Flagship species act as ambassadors for their environments, reminding people of the importance of conservation efforts around the world. These are species which capture the heart of the public. They often form the basis for conservation programmes. Because many threatened trees grow in forests, protecting a single iconic species has the added effect of saving other tree species and protecting the habitat for other plants and animals. These trees can also play important cultural roles in the lives of local communities.
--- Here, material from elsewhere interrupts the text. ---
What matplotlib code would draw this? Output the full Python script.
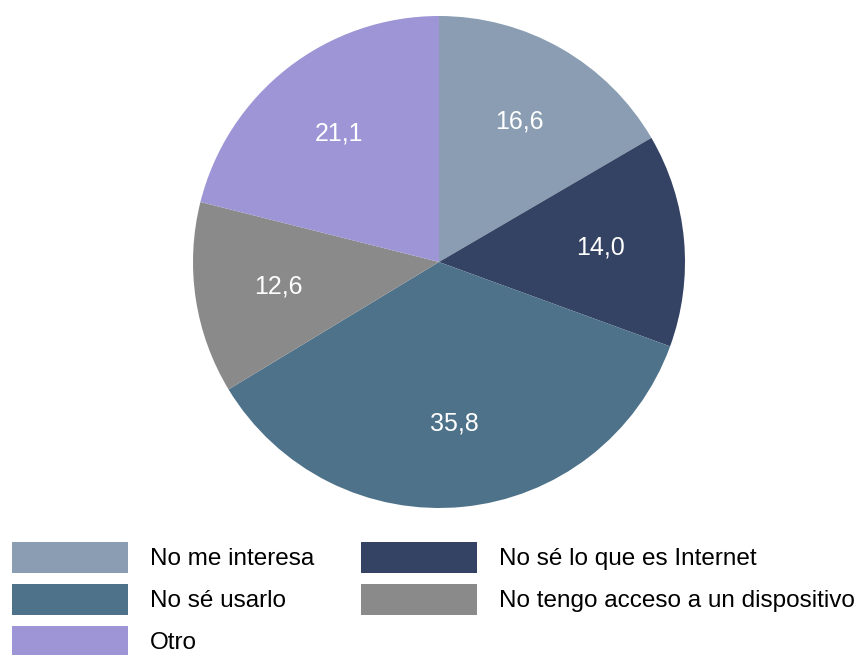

Monkey puzzle tree – Araucaria araucana
The national tree of Chile and a flagship species for several National Parks in southern Chile, the monkey puzzle is known worldwide. The species is in Endangered due to threats such as fire and logging facing its wild populations, but its iconic status has increased conservation actions to protect it from extinction. It is also popular in horticultural collections.
Bornean Ironwood – Eusideroxylon zwageri
Native to Borneo, the ironwood is synonymous with the Dayak tribe and their culture. This species is seen as a protectress, a ‘gift from the creator’ to the people and is used by shamans for medicinal purposes and night rituals. However, Dayak elders are concerned that its increasing scarcity is putting traditional carving under threat as the wood is hard to find. The Global Trees Campaign is helping villagers to cultivate threatened species, including Bornean ironwood.
Malagasy Baobabs – Adansonia spp.
Baobabs are known as upside down trees and are instantly recognisable with their swollen trunks and crown of small branches. Six of the eight species of baobabs are found only in Madagascar and they symbolise the islands unique diversity. The flowers of the baobab are pollinated by local fruit bats and serve as an essential food source for the bats over winter. The Global Trees Campaign is supporting Madagasikara Voakajy to work with local communities to protect these important species.